If I give you a time series of neuronal activations and connections with no indication of the domain, you’d probably be able to come up with a somewhat predictive model using non-domain-specific methods, but you’d be handicapping yourself horribly.
Inferring causality is another problem—none of these predictive machine learning methods do a good job of establishing whether two factors have a causal relation, merely whether they have a predictive one (within the particular given dataset).
First, yes, I overgeneralized. Matrices don’t represent natural language and logic well.

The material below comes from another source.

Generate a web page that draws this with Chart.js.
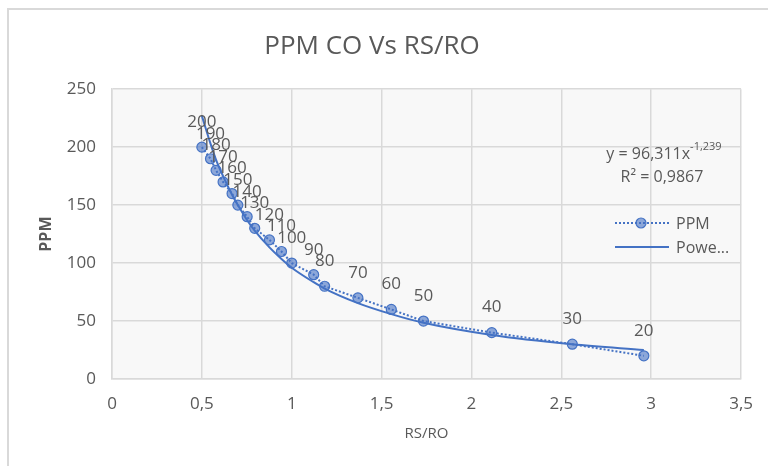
<!DOCTYPE html>
<html>
<head>
<meta charset="utf-8">
<script src="https://cdn.jsdelivr.net/npm/chart.js@4/dist/chart.umd.min.js"></script>
<style>
html, body { margin: 0; padding: 0; background: #fff; }
</style>
</head>
<body>
<canvas id="ppmChart" width="768" height="466"></canvas>
<script>
// values
const rsRo = [0.50, 0.548, 0.579, 0.618, 0.668, 0.70, 0.752, 0.794, 0.876, 0.943,
              1.00, 1.122, 1.183, 1.368, 1.554, 1.733, 2.113, 2.561, 2.959];
const ppm = [200, 190, 180, 170, 160, 150, 140, 130, 120, 110,
             100, 90, 80, 70, 60, 50, 40, 30, 20];
// power trendline as drawn in the picture, at the same RS/RO values
const trendPpm = [227, 203, 189, 175, 159, 150, 137, 128, 113.5, 103.5,
                  96, 83.5, 78, 65.5, 56, 48.5, 38, 30, 25];
const xTickLabels = ['0', '0,5', '1', '1,5', '2', '2,5', '3', '3,5'];
const yTickLabels = ['0', '50', '100', '150', '200', '250'];

const gray = '#595959';
const blue = '#4472C4';
const font = 'Open Sans';

const backdrop = {
    id: 'backdrop',
    beforeDraw(chart) {
        const c = chart.ctx, a = chart.chartArea;
        c.save();
        c.fillStyle = '#fff';
        c.fillRect(0, 0, chart.width, chart.height);
        c.strokeStyle = '#d9d9d9';
        c.lineWidth = 2;
        c.strokeRect(8, 9, 900, 600);
        c.fillStyle = '#f8f8f8';
        c.fillRect(a.left, a.top, a.right - a.left, a.bottom - a.top);
        c.restore();
    }
};

const pointLabels = {
    id: 'pointLabels',
    afterDatasetsDraw(chart) {
        const c = chart.ctx;
        const meta = chart.getDatasetMeta(1);
        c.save();
        c.font = '17px "' + font + '"';
        c.fillStyle = gray;
        c.textAlign = 'center';
        c.textBaseline = 'middle';
        meta.data.forEach((pt, i) => {
            c.fillText(String(ppm[i]), pt.x, pt.y - 25);
        });
        c.restore();
    }
};

const extras = {
    id: 'extras',
    afterDraw(chart) {
        const c = chart.ctx;
        c.save();
        // trendline equation
        c.fillStyle = gray;
        c.textBaseline = 'middle';
        c.textAlign = 'left';
        c.font = '16px "' + font + '"';
        const eq = 'y = 96,311x';
        c.font = '16px "' + font + '"';
        const w1 = c.measureText(eq).width;
        c.font = '11px "' + font + '"';
        const w2 = c.measureText('-1,239').width;
        let x0 = 664 - (w1 + w2) / 2;
        c.font = '16px "' + font + '"';
        c.fillText(eq, x0, 154);
        c.font = '11px "' + font + '"';
        c.fillText('-1,239', x0 + w1, 147);
        c.font = '16px "' + font + '"';
        c.textAlign = 'center';
        c.fillText('R² = 0,9867', 662, 177);

        // legend
        c.strokeStyle = blue;
        c.lineWidth = 2;
        c.setLineDash([2, 2]);
        c.beginPath();
        c.moveTo(615, 223);
        c.lineTo(669, 223);
        c.stroke();
        c.setLineDash([]);
        c.beginPath();
        c.arc(641, 223, 5, 0, Math.PI * 2);
        c.fillStyle = 'rgba(68, 114, 196, 0.6)';
        c.fill();
        c.lineWidth = 1.2;
        c.stroke();
        c.lineWidth = 2;
        c.beginPath();
        c.moveTo(615, 247);
        c.lineTo(669, 247);
        c.stroke();
        c.fillStyle = gray;
        c.textAlign = 'left';
        c.font = '16px "' + font + '"';
        c.fillText('PPM', 676, 224);
        c.fillText('Powe...', 676, 248);
        c.restore();
    }
};

const ctx = document.getElementById('ppmChart').getContext('2d');
const ppmChart = new Chart(ctx, {
    type: 'scatter',
    data: {
        datasets: [{
            label: 'Power (PPM)',
            data: rsRo.map((x, i) => ({ x: x, y: trendPpm[i] })),
            showLine: true,
            borderColor: blue,
            borderWidth: 2,
            pointRadius: 0,
            cubicInterpolationMode: 'monotone',
            order: 0
        }, {
            label: 'PPM',
            data: rsRo.map((x, i) => ({ x: x, y: ppm[i] })),
            showLine: true,
            borderColor: blue,
            borderWidth: 2,
            borderDash: [2, 2],
            pointRadius: 5,
            pointBorderWidth: 1.2,
            pointBackgroundColor: 'rgba(68, 114, 196, 0.6)',
            pointBorderColor: blue,
            order: 1
        }]
    },
    options: {
        responsive: false,
        animation: false,
        layout: {
            padding: { left: 0, right: 24, top: 0, bottom: 0 }
        },
        plugins: {
            legend: { display: false },
            tooltip: { enabled: false },
            title: {
                display: true,
                text: 'PPM CO Vs RS/RO',
                color: gray,
                font: { size: 26, family: font, weight: 'normal' },
                padding: { top: 31, bottom: 27 }
            }
        },
        scales: {
            x: {
                type: 'linear',
                min: 0,
                max: 3.5,
                afterFit(scale) { scale.height = 87; },
                grid: { color: '#d9d9d9', lineWidth: 1.5, drawTicks: false },
                border: { color: '#d9d9d9', width: 1.5 },
                ticks: {
                    stepSize: 0.5,
                    padding: 15,
                    color: gray,
                    font: { size: 17, family: font },
                    callback: (v) => xTickLabels[Math.round(v / 0.5)]
                },
                title: {
                    display: true,
                    text: 'RS/RO',
                    color: gray,
                    font: { size: 15, family: font },
                    padding: { top: 0, bottom: 23 }
                }
            },
            y: {
                min: 0,
                max: 250,
                afterFit(scale) { scale.width = 112; },
                grid: { color: '#d9d9d9', lineWidth: 1.5, drawTicks: false },
                border: { color: '#d9d9d9', width: 1.5 },
                ticks: {
                    stepSize: 50,
                    padding: 16,
                    color: gray,
                    font: { size: 17, family: font },
                    callback: (v) => yTickLabels[Math.round(v / 50)]
                },
                title: {
                    display: true,
                    text: 'PPM',
                    color: gray,
                    font: { size: 16, family: font, weight: 'bold' },
                    padding: { top: 37, bottom: 0 }
                }
            }
        }
    },
    plugins: [backdrop, pointLabels, extras]
});
</script>
</body>
</html>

But, the kinds of problems you’re talking about—music analysis, picture analysis, and anything you eventually want to put into PCA—are perfect for matrix methods. It’s popular to start music and picture analysis with a discrete Fourier transform, which is a matrix operation. Or you use MPEG, which is all matrices. Or you construct feature detectors, say edge detectors or contrast detectors, using simple neural networks such as those found in primary visual cortex, and you implement them with matrices. Then you pass those into higher-order feature detectors, which also use matrices. You may break information out of the matrices and process it logically further downstream, but that will be downstream of PCA. As a general rule, PCA is used only on data that has so far existed only in matrices. Things that need to be broken out are not homogenous enough, or too structured, to use PCA on.
There’s an excellent book called Neural Engineering by Chris Eliasmith in which he develops a matrix-based programming language that is supposed to perform calculations the way that the brain does. It has many examples of how to tackle “intelligent” problems with only matrices.